- Provided material:

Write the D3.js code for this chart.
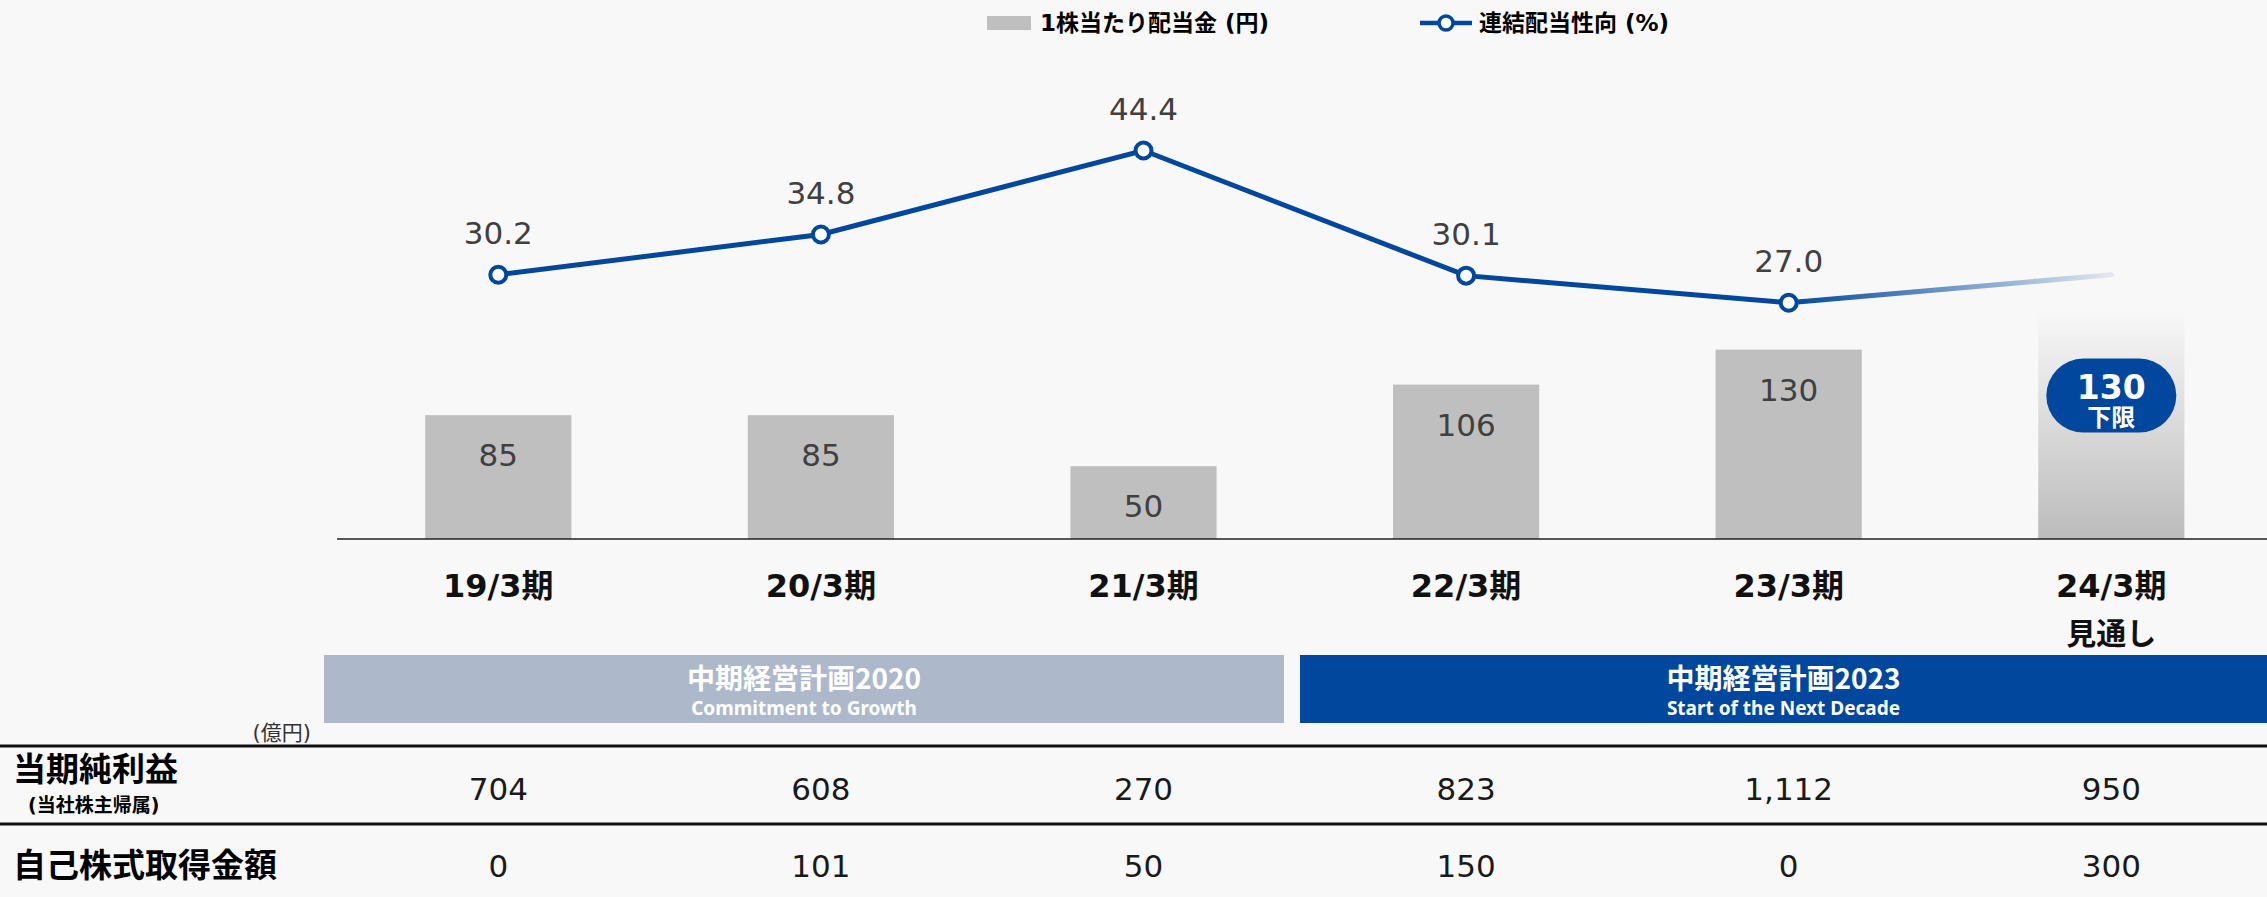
<!DOCTYPE html>
<html>
<head>
<meta charset="utf-8">
<script src="https://cdn.jsdelivr.net/npm/d3@7"></script>
<style>
  body { margin: 0; background: #f8f8f8; }
  svg { display: block; font-family: "DejaVu Sans", "Noto Sans CJK JP", sans-serif; }
</style>
</head>
<body>
<svg class="chart-svg"></svg>
<script>
// data
const periods = ["19/3期", "20/3期", "21/3期", "22/3期", "23/3期", "24/3期"];
const periodNotes = ["", "", "", "", "", "見通し"];
const dividends = [85, 85, 50, 106, 130, null];
const forecastDividend = 130; // 下限
const forecastBarTop = 157;
const payoutRatio = [30.2, 34.8, 44.4, 30.1, 27.0];
const forecastPayout = 30.2;
const netIncome = ["704", "608", "270", "823", "1,112", "950"];
const buyback = ["0", "101", "50", "150", "0", "300"];
const plans = [
  { name: "中期経営計画2020", sub: "Commitment to Growth" },
  { name: "中期経営計画2023", sub: "Start of the Next Decade" }
];

const width = 2267;
const height = 897;
const baseY = 539;
const blue = "#00479d";

const svg = d3.select(".chart-svg").attr("width", width).attr("height", height);
svg.append("rect").attr("width", width).attr("height", height).attr("fill", "#f8f8f8");

const xScale = d3
  .scaleBand()
  .domain(periods)
  .range([337, 337 + 6 * 322.6])
  .paddingInner(0.547)
  .paddingOuter(0.2735);
const cx = (p) => xScale(p) + xScale.bandwidth() / 2;
const yBar = d3.scaleLinear().domain([0, 370]).range([baseY, 0]);
const yLine = d3.scaleLinear().domain([0, 61.6]).range([baseY, 0]);

const defs = svg.append("defs");
const fadeBar = defs.append("linearGradient").attr("id", "fadeBar")
  .attr("x1", 0).attr("y1", 0).attr("x2", 0).attr("y2", 1);
fadeBar.append("stop").attr("offset", "0%").attr("stop-color", "#f8f8f8");
fadeBar.append("stop").attr("offset", "100%").attr("stop-color", "#bcbcbc");

// bars
const barGroups = svg.append("g").selectAll("g").data(periods).enter().append("g");
barGroups
  .filter((d, i) => dividends[i] != null)
  .append("rect")
  .attr("x", (d) => xScale(d))
  .attr("y", (d) => yBar(dividends[periods.indexOf(d)]))
  .attr("width", xScale.bandwidth())
  .attr("height", (d) => baseY - yBar(dividends[periods.indexOf(d)]))
  .attr("fill", "#bfbfbf");

barGroups
  .filter((d, i) => dividends[i] != null)
  .append("text")
  .attr("x", (d) => cx(d))
  .attr("y", (d) => yBar(dividends[periods.indexOf(d)]) + 51)
  .attr("text-anchor", "middle")
  .attr("fill", "#404040")
  .style("font-size", "31px")
  .text((d) => dividends[periods.indexOf(d)]);

// forecast bar (gradient) + badge
const last = periods[periods.length - 1];
svg.append("rect")
  .attr("x", xScale(last))
  .attr("y", yBar(forecastBarTop))
  .attr("width", xScale.bandwidth())
  .attr("height", baseY - yBar(forecastBarTop))
  .attr("fill", "url(#fadeBar)");

const badgeTop = yBar(forecastDividend) + 9;
svg.append("rect")
  .attr("x", cx(last) - 65)
  .attr("y", badgeTop)
  .attr("width", 130)
  .attr("height", 74)
  .attr("rx", 37)
  .attr("fill", blue);
svg.append("text")
  .attr("x", cx(last))
  .attr("y", badgeTop + 40)
  .attr("text-anchor", "middle")
  .attr("fill", "white")
  .style("font-size", "33px")
  .style("font-weight", "bold")
  .text(forecastDividend);
svg.append("text")
  .attr("x", cx(last))
  .attr("y", badgeTop + 67)
  .attr("text-anchor", "middle")
  .attr("fill", "white")
  .style("font-size", "24px")
  .style("font-weight", "bold")
  .text("下限");

// baseline
svg.append("line")
  .attr("x1", 337).attr("x2", width)
  .attr("y1", baseY).attr("y2", baseY)
  .attr("stroke", "#222").attr("stroke-width", 1.5);

// payout ratio line
const pts = payoutRatio.map((v, i) => [cx(periods[i]), yLine(v)]);
const lastPt = pts[pts.length - 1];
const endPt = [cx(last), yLine(forecastPayout)];
const fadeLine = defs.append("linearGradient").attr("id", "fadeLine")
  .attr("gradientUnits", "userSpaceOnUse")
  .attr("x1", lastPt[0]).attr("y1", lastPt[1])
  .attr("x2", endPt[0]).attr("y2", endPt[1]);
fadeLine.append("stop").attr("offset", "0%").attr("stop-color", blue);
fadeLine.append("stop").attr("offset", "100%").attr("stop-color", "#e2e8f1");
svg.append("path")
  .attr("d", d3.line()([lastPt, endPt]))
  .attr("fill", "none")
  .attr("stroke", "url(#fadeLine)")
  .attr("stroke-width", 5)
  .attr("stroke-linecap", "round");
svg.append("path")
  .attr("d", d3.line()(pts))
  .attr("fill", "none")
  .attr("stroke", blue)
  .attr("stroke-width", 5);
svg.append("g").selectAll("circle").data(pts).enter().append("circle")
  .attr("cx", (d) => d[0]).attr("cy", (d) => d[1]).attr("r", 8)
  .attr("fill", "white").attr("stroke", blue).attr("stroke-width", 4);
svg.append("g").selectAll("text").data(payoutRatio).enter().append("text")
  .attr("x", (d, i) => cx(periods[i]))
  .attr("y", (d) => yLine(d) - 31)
  .attr("text-anchor", "middle")
  .attr("fill", "#404040")
  .style("font-size", "31px")
  .text((d) => d.toFixed(1));

// category labels
svg.append("g").selectAll("text").data(periods).enter().append("text")
  .attr("x", (d) => cx(d))
  .attr("y", 597)
  .attr("text-anchor", "middle")
  .style("font-size", "32px")
  .style("font-weight", "bold")
  .attr("fill", "#111")
  .text((d) => d);
svg.append("g").selectAll("text").data(periodNotes).enter().append("text")
  .attr("x", (d, i) => cx(periods[i]))
  .attr("y", 644)
  .attr("text-anchor", "middle")
  .style("font-size", "30px")
  .style("font-weight", "bold")
  .attr("fill", "#111")
  .text((d) => d);

// plan bands
const bandEdges = [[324, 1284], [1300, width]];
const planColors = ["#adb9cb", blue];
plans.forEach((p, i) => {
  const [x0, x1] = bandEdges[i];
  svg.append("rect").attr("x", x0).attr("y", 655).attr("width", x1 - x0).attr("height", 68)
    .attr("fill", planColors[i]);
  svg.append("text").attr("x", (x0 + x1) / 2).attr("y", 689)
    .attr("text-anchor", "middle").attr("fill", "white")
    .style("font-size", "28px").style("font-weight", "bold")
    .style("font-family", "'Noto Sans CJK JP', sans-serif")
    .text(p.name);
  svg.append("text").attr("x", (x0 + x1) / 2).attr("y", 715)
    .attr("text-anchor", "middle").attr("fill", "white")
    .style("font-size", "19px").style("font-weight", "bold")
    .style("font-family", "'Noto Sans', sans-serif")
    .text(p.sub);
});

// table
svg.append("text").attr("x", 311).attr("y", 740).attr("text-anchor", "end")
  .style("font-size", "21px").attr("fill", "#333").text("(億円)");
[746, 824].forEach((y) => {
  svg.append("line").attr("x1", 0).attr("x2", width).attr("y1", y).attr("y2", y)
    .attr("stroke", "#111").attr("stroke-width", 3);
});
svg.append("text").attr("x", 13).attr("y", 781)
  .style("font-size", "33px").style("font-weight", "bold").text("当期純利益");
svg.append("text").attr("x", 28).attr("y", 812)
  .style("font-size", "19px").style("font-weight", "bold").text("(当社株主帰属)");
svg.append("text").attr("x", 13).attr("y", 877)
  .style("font-size", "33px").style("font-weight", "bold").text("自己株式取得金額");

const rows = [[netIncome, 800], [buyback, 877]];
rows.forEach(([vals, y]) => {
  svg.append("g").selectAll("text").data(vals).enter().append("text")
    .attr("x", (d, i) => cx(periods[i]))
    .attr("y", y)
    .attr("text-anchor", "middle")
    .attr("fill", "#1a1a1a")
    .style("font-size", "31px")
    .text((d) => d);
});

// legend
const legend = svg.append("g").style("font-size", "23px").style("font-weight", "bold");
legend.append("rect").attr("x", 987).attr("y", 16).attr("width", 44).attr("height", 14).attr("fill", "#bfbfbf");
legend.append("text").attr("x", 1040).attr("y", 31).text("1株当たり配当金 (円)");
legend.append("line").attr("x1", 1420).attr("x2", 1472).attr("y1", 23).attr("y2", 23)
  .attr("stroke", blue).attr("stroke-width", 4.5);
legend.append("circle").attr("cx", 1446).attr("cy", 23).attr("r", 7)
  .attr("fill", "white").attr("stroke", blue).attr("stroke-width", 3.5);
legend.append("text").attr("x", 1479).attr("y", 31).text("連結配当性向 (%)");
</script>
</body>
</html>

- What needs to be done:
Skip the pictures, please, and transcribe only the lines from the beginning of the material through the one that contains "d3.scaleLinear().domain([0, 61.6]).range([baseY, 0]);".

- The completed task:
Write the D3.js code for this chart.
<!DOCTYPE html>
<html>
<head>
<meta charset="utf-8">
<script src="https://cdn.jsdelivr.net/npm/d3@7"></script>
<style>
  body { margin: 0; background: #f8f8f8; }
  svg { display: block; font-family: "DejaVu Sans", "Noto Sans CJK JP", sans-serif; }
</style>
</head>
<body>
<svg class="chart-svg"></svg>
<script>
// data
const periods = ["19/3期", "20/3期", "21/3期", "22/3期", "23/3期", "24/3期"];
const periodNotes = ["", "", "", "", "", "見通し"];
const dividends = [85, 85, 50, 106, 130, null];
const forecastDividend = 130; // 下限
const forecastBarTop = 157;
const payoutRatio = [30.2, 34.8, 44.4, 30.1, 27.0];
const forecastPayout = 30.2;
const netIncome = ["704", "608", "270", "823", "1,112", "950"];
const buyback = ["0", "101", "50", "150", "0", "300"];
const plans = [
  { name: "中期経営計画2020", sub: "Commitment to Growth" },
  { name: "中期経営計画2023", sub: "Start of the Next Decade" }
];

const width = 2267;
const height = 897;
const baseY = 539;
const blue = "#00479d";

const svg = d3.select(".chart-svg").attr("width", width).attr("height", height);
svg.append("rect").attr("width", width).attr("height", height).attr("fill", "#f8f8f8");

const xScale = d3
  .scaleBand()
  .domain(periods)
  .range([337, 337 + 6 * 322.6])
  .paddingInner(0.547)
  .paddingOuter(0.2735);
const cx = (p) => xScale(p) + xScale.bandwidth() / 2;
const yBar = d3.scaleLinear().domain([0, 370]).range([baseY, 0]);
const yLine = d3.scaleLinear().domain([0, 61.6]).range([baseY, 0]);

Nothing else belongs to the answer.